Notably, the recent prospective phase 3 trial, WSG-ADAPT in HR + /HER2-negative disease suggests that Ki-67 as a dynamic biomarker after short-term neoadjuvant ET in combination with the RS result might be an additional biomarker to guide adjuvant systemic therapy decisions in pN0-1 HR + HER2-negative breast cancer. Patients received adjuvant ET if their RS result was 0–11 (control arm), or if the RS result was 12–25 and they responded to preoperative ET (experimental arm). Patients with RS result 12–25 disclosing no response to preoperative ET received CET. The ADAPT data demonstrated that the feasibility of this approach demonstrating that iDFS in the experimental arm was noninferior to the control arm. The 5-year iDFS was 92.6% (95% confidence interval [CI], 90.8–94.0%) in the experimental arm vs. 93.9% (95% CI, 91.8–95.4%) in the control arm [39, 40]. The ongoing WSG-ADAPT cycle study, a prospective, randomized phase 3 trial, investigates whether patients with HR + HER2-negative early-stage breast cancer with intermediate risk based on the RS result and response to preoperative ET (i.e., RS result ≤ 25 and Ki-67 > 10% post-induction, RS result > 25 and Ki-67 ≤ 10% post-induction in c/pN0-1 patients, or RS result ≤ 25 and Ki-67 ≤ 10% in c/pN2-3 patients) obtain additional benefit from 2 years of ribociclib (a CDK4/6 inhibitor) combined with ET compared to CT followed by ET. Interim analysis of this trial further supported the practice of combining the RS result and post-induction dynamic changes of Ki-67 for guiding adjuvant treatment and suggested that adding ovarian function suppression to tamoxifen or aromatase inhibitors (AI) improves response to ET in premenopausal patients, resulting in a response rate comparable to that of AI-treated postmenopausal patients [41].
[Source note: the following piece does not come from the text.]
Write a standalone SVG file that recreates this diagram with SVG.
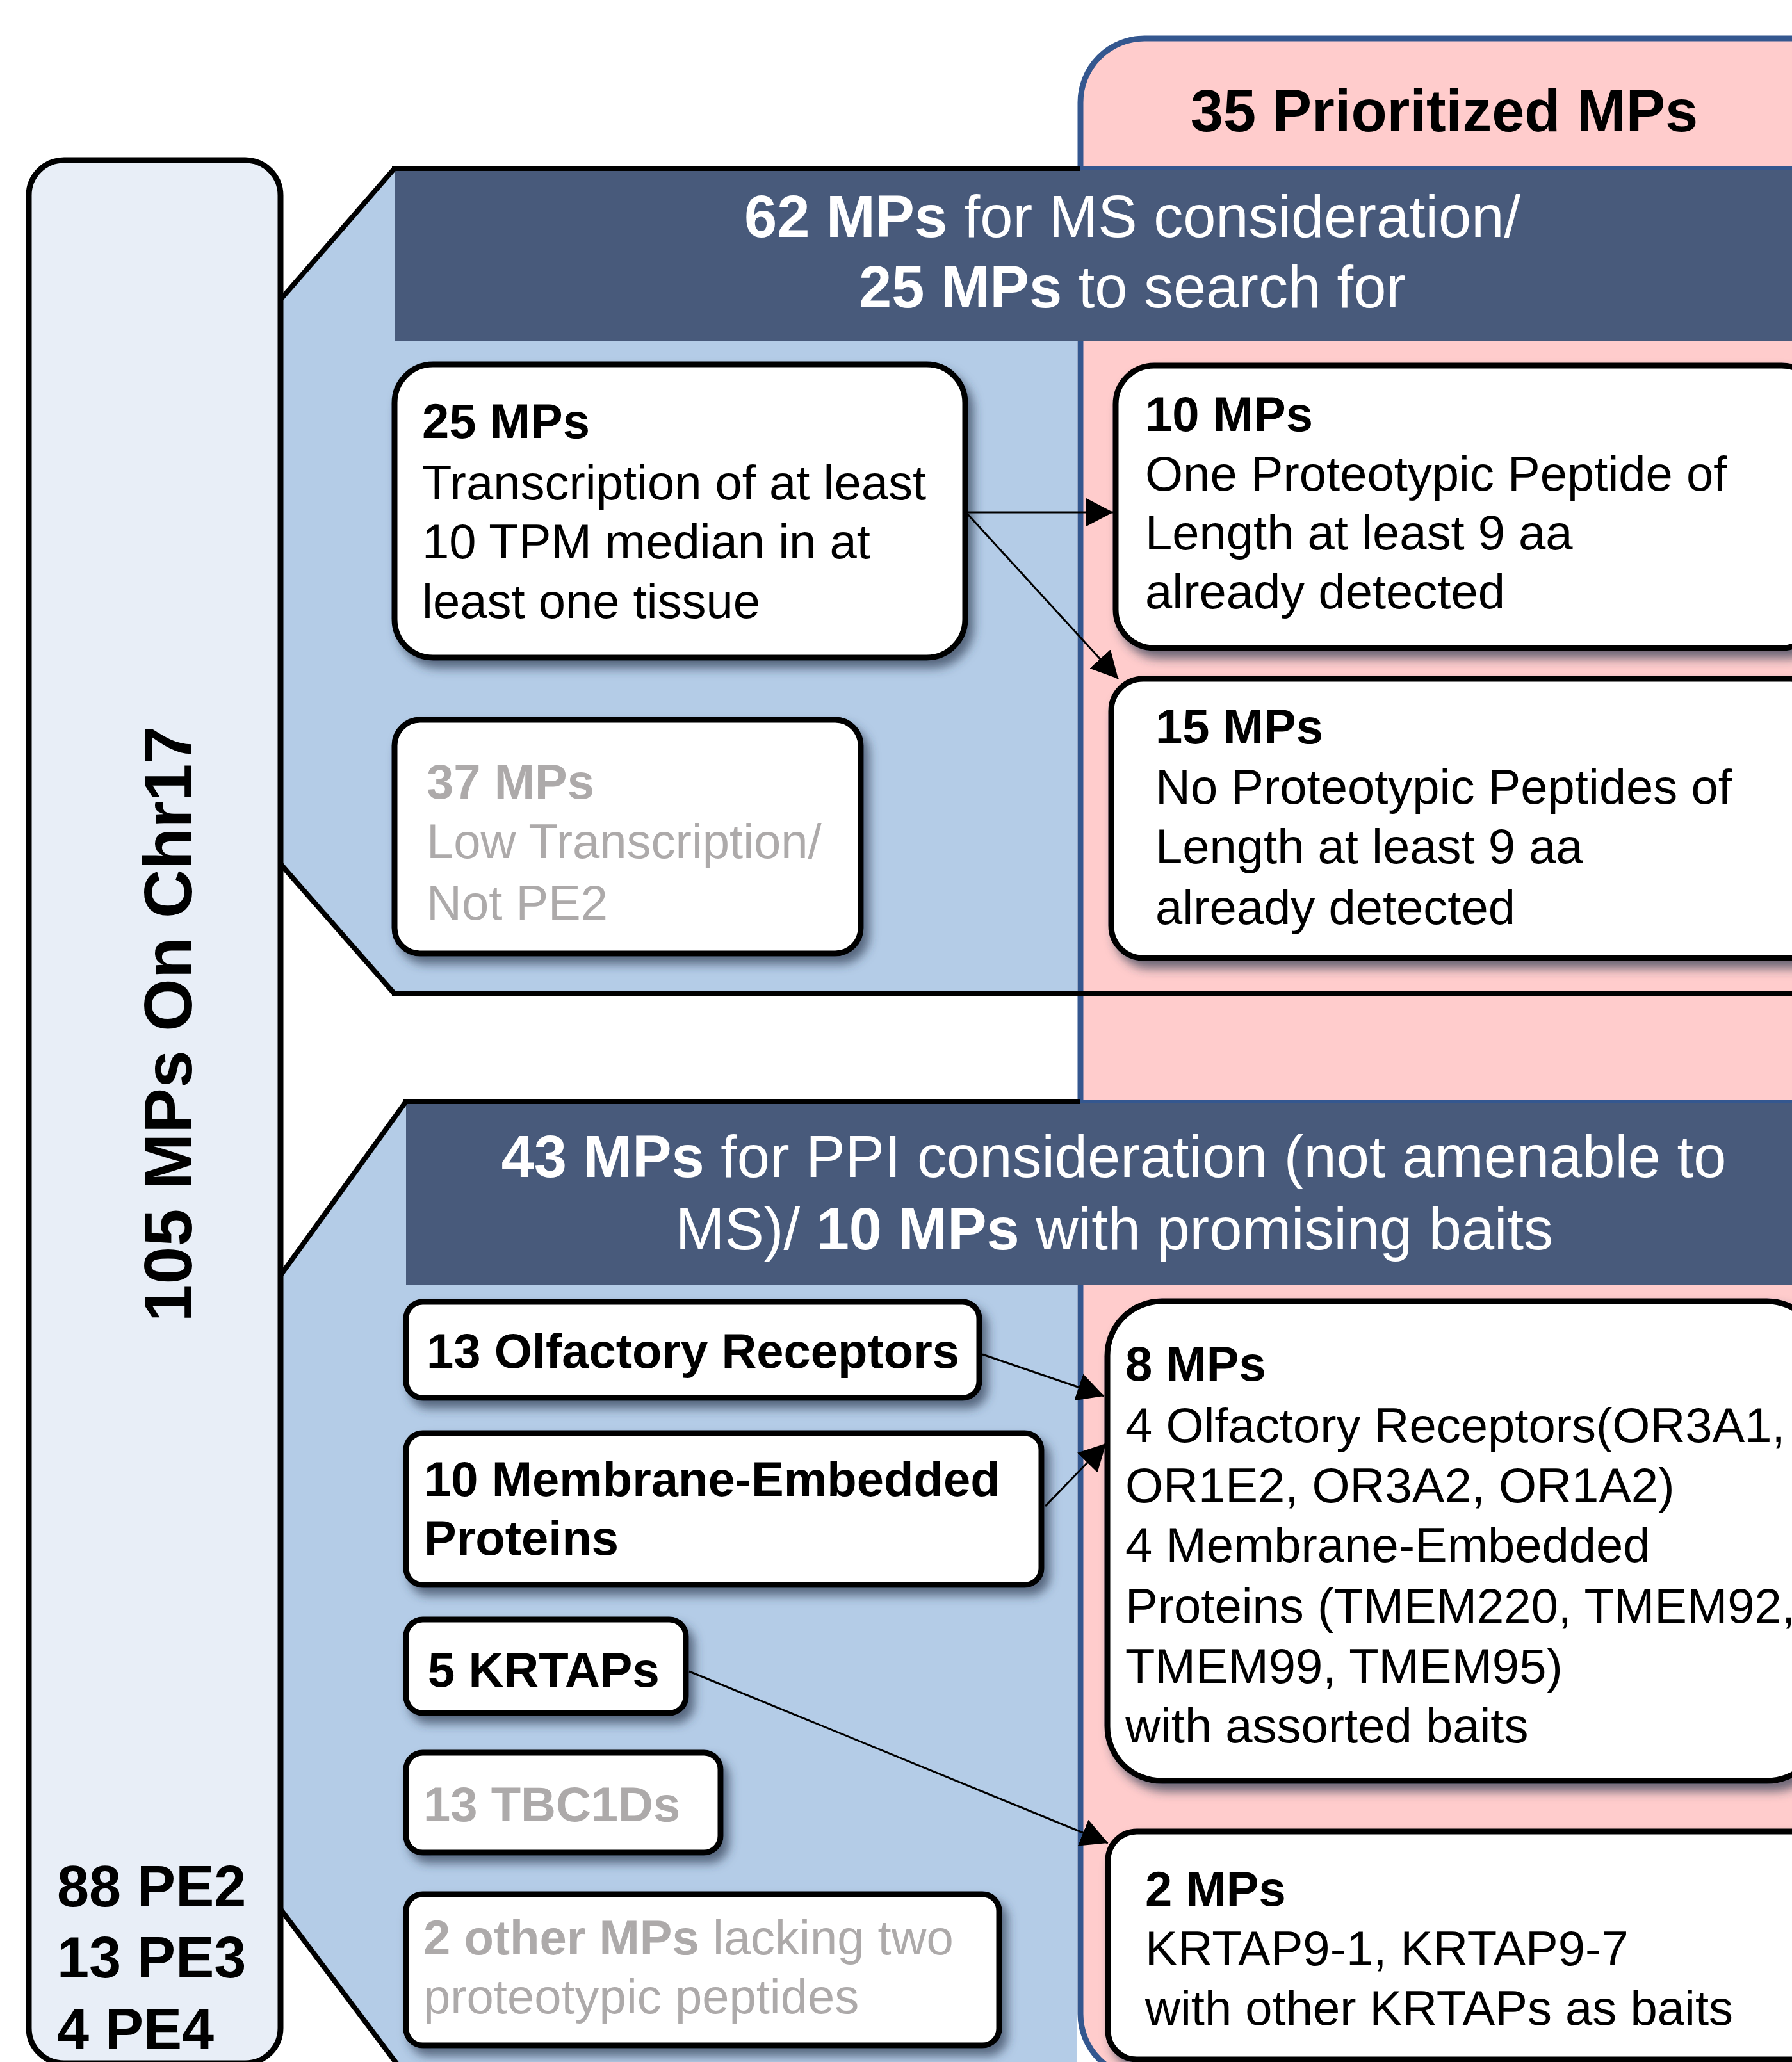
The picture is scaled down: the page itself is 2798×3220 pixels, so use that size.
<svg xmlns="http://www.w3.org/2000/svg" width="2798" height="3220" viewBox="0 0 2798 3220">
<defs>
<style>
text{font-family:"Liberation Sans",Arial,sans-serif;}
.nt{font-size:76px;fill:#000;}
.b{font-weight:bold;}
.g{fill:#ADAAAA;}
.hd{font-size:92px;fill:#fff;}
.box{fill:#fff;stroke:#000;stroke-width:9;filter:url(#sh);}
.edge{stroke:#000;stroke-width:3;fill:none;marker-end:url(#ah);}
.pl{stroke:#000;stroke-width:8;fill:none;}
</style>
<filter id="sh" x="-10%" y="-10%" width="130%" height="140%">
<feDropShadow dx="9" dy="12" stdDeviation="8" flood-color="#2e3c52" flood-opacity="0.7"/>
</filter>
<marker id="ah" markerUnits="userSpaceOnUse" markerWidth="44" markerHeight="44" refX="42" refY="22" orient="auto">
<path d="M0,0 L42,22 L0,44 Z" fill="#000"/>
</marker>
</defs>

<g id="prioritized">
<rect x="1687" y="60" width="1300" height="3185" rx="100" fill="#FFCCCC" stroke="#34578F" stroke-width="9"/>
<text x="2255" y="205" text-anchor="middle" class="b" style="font-size:92px;fill:#000">35 Prioritized MPs</text>
</g>

<g id="panel-ms">
<path d="M437,469 L616,263 L1682,263 L1682,1552 L616,1552 L437,1348 Z" fill="#B4CCE7"/>
<rect x="616" y="263" width="2190" height="270" fill="#485A7B"/>
<line x1="437" y1="469" x2="616" y2="263" class="pl"/>
<line x1="612" y1="263" x2="1686" y2="263" class="pl"/>
<line x1="1686" y1="263" x2="2798" y2="263" stroke="#34578F" stroke-width="6"/>
<line x1="437" y1="1348" x2="616" y2="1552" class="pl"/>
<line x1="612" y1="1552" x2="2798" y2="1552" class="pl"/>
<text x="1768" y="370" text-anchor="middle" class="hd"><tspan class="b">62 MPs</tspan> for MS consideration/</text>
<text x="1768" y="480" text-anchor="middle" class="hd"><tspan class="b">25 MPs</tspan> to search for</text>
</g>

<g id="panel-ppi">
<path d="M437,1993 L634,1720 L1682,1720 L1682,3230 L625,3230 L437,2980 Z" fill="#B4CCE7"/>
<rect x="634" y="1720" width="2170" height="286" fill="#485A7B"/>
<line x1="437" y1="1993" x2="634" y2="1720" class="pl"/>
<line x1="630" y1="1720" x2="1686" y2="1720" class="pl"/>
<line x1="1686" y1="1720" x2="2798" y2="1720" stroke="#34578F" stroke-width="6"/>
<line x1="437" y1="2980" x2="625" y2="3230" class="pl"/>
<text x="1739" y="1838" text-anchor="middle" class="hd"><tspan class="b">43 MPs</tspan> for PPI consideration (not amenable to</text>
<text x="1740" y="1951" text-anchor="middle" class="hd">MS)/ <tspan class="b">10 MPs</tspan> with promising baits</text>
</g>

<g id="chr17">
<rect x="45" y="250" width="393" height="2972" rx="55" fill="#E8EEF7" stroke="#000" stroke-width="9"/>
<text transform="translate(299,1599) rotate(-90)" text-anchor="middle" class="b" style="font-size:106px">105 MPs On Chr17</text>
<text x="89" y="2977" class="b" style="font-size:90px">88 PE2</text>
<text x="89" y="3088" class="b" style="font-size:90px">13 PE3</text>
<text x="89" y="3200" class="b" style="font-size:90px">4 PE4</text>
</g>

<g id="n25">
<rect x="616" y="569" width="891" height="458" rx="60" class="box"/>
<text x="659" y="684" class="nt b">25 MPs</text>
<text x="659" y="780" class="nt">Transcription of at least</text>
<text x="659" y="872" class="nt">10 TPM median in at</text>
<text x="659" y="965" class="nt">least one tissue</text>
</g>

<g id="n37">
<rect x="616" y="1124" width="728" height="365" rx="40" class="box"/>
<text x="666" y="1247" class="nt b g">37 MPs</text>
<text x="666" y="1340" class="nt g">Low Transcription/</text>
<text x="666" y="1436" class="nt g">Not PE2</text>
</g>

<g id="n10">
<rect x="1742" y="571" width="1100" height="441" rx="60" class="box"/>
<text x="1788" y="673" class="nt b">10 MPs</text>
<text x="1788" y="766" class="nt">One Proteotypic Peptide of</text>
<text x="1788" y="858" class="nt">Length at least 9 aa</text>
<text x="1788" y="950" class="nt">already detected</text>
</g>

<g id="n15">
<rect x="1735" y="1060" width="1110" height="436" rx="50" class="box"/>
<text x="1804" y="1161" class="nt b">15 MPs</text>
<text x="1804" y="1255" class="nt">No Proteotypic Peptides of</text>
<text x="1804" y="1348" class="nt">Length at least 9 aa</text>
<text x="1804" y="1443" class="nt">already detected</text>
</g>

<g id="nolf">
<rect x="634" y="2033" width="895" height="150" rx="26" class="box"/>
<text x="666" y="2136" class="nt b">13 Olfactory Receptors</text>
</g>

<g id="nmem">
<rect x="634" y="2238" width="992" height="237" rx="26" class="box"/>
<text x="662" y="2336" class="nt b">10 Membrane-Embedded</text>
<text x="662" y="2428" class="nt b">Proteins</text>
</g>

<g id="nkrtap">
<rect x="634" y="2529" width="437" height="146" rx="26" class="box"/>
<text x="668" y="2634" class="nt b">5 KRTAPs</text>
</g>

<g id="ntbc">
<rect x="634" y="2737" width="491" height="156" rx="26" class="box"/>
<text x="661" y="2844" class="nt b g">13 TBC1Ds</text>
</g>

<g id="nother">
<rect x="634" y="2958" width="926" height="236" rx="26" class="box"/>
<text x="661" y="3052" class="nt g"><tspan class="b">2 other MPs</tspan> lacking two</text>
<text x="661" y="3144" class="nt g">proteotypic peptides</text>
</g>

<g id="n8">
<rect x="1729" y="2032" width="1115" height="749" rx="85" class="box"/>
<text x="1757" y="2156" class="nt b">8 MPs</text>
<text x="1757" y="2252" class="nt">4 Olfactory Receptors(OR3A1,</text>
<text x="1757" y="2346" class="nt">OR1E2, OR3A2, OR1A2)</text>
<text x="1757" y="2439" class="nt">4 Membrane-Embedded</text>
<text x="1757" y="2534" class="nt">Proteins (TMEM220, TMEM92,</text>
<text x="1757" y="2628" class="nt">TMEM99, TMEM95)</text>
<text x="1757" y="2721" class="nt">with assorted baits</text>
</g>

<g id="n2">
<rect x="1730" y="2860" width="1115" height="356" rx="45" class="box"/>
<text x="1788" y="2976" class="nt b">2 MPs</text>
<text x="1788" y="3069" class="nt">KRTAP9-1, KRTAP9-7</text>
<text x="1788" y="3162" class="nt">with other KRTAPs as baits</text>
</g>

<g id="connectors">
<line x1="1511" y1="800" x2="1738" y2="800" class="edge"/>
<line x1="1511" y1="803" x2="1746" y2="1060" class="edge"/>
<line x1="1534" y1="2115" x2="1724" y2="2180" class="edge"/>
<line x1="1632" y1="2352" x2="1727" y2="2254" class="edge"/>
<line x1="1076" y1="2610" x2="1730" y2="2878" class="edge"/>
</g>
</svg>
The current study is limited by the methodology of decision-impact registries. Additionally, REMAR focused on correlations and decision-impact description and was not designed to record clinical outcome data.

Conclusions

In conclusion, our data demonstrate in addition to the existing evidence that Ki-67 results are not validly reproducible and demonstrate a weak correlation with the RS results. Thus, the Ki-67 and the RS result are not interchangeable. Finally, the recent evidence is suggesting that Ki-67 levels should not fence the decision to indicate use of the 21-gene assay as we demonstrate like others that this test is prognostic and predictive for driving treatment decisions in luminal EBC. For the future, it is noteworthy to point out that we have to educate ourselves to leave out static considerations tools for treatment decision behind and welcome dynamic tools such as Ki-67 measurement after short-term exposure of ET to monitor endocrine sensitivity to ET. Hence, we have to welcome dynamic parameters such as dynamic Ki-67 testing as introduced in the WSG ADACT Cycle trial. The RS results provide a valuable addition to the classic risk assessment and treatment decision factors as a tool to individualize treatment decisions. Nodal status and Ki-67 alone should not be used as a gatekeeper for testing eligibility, in order to avoid under and overtreatment.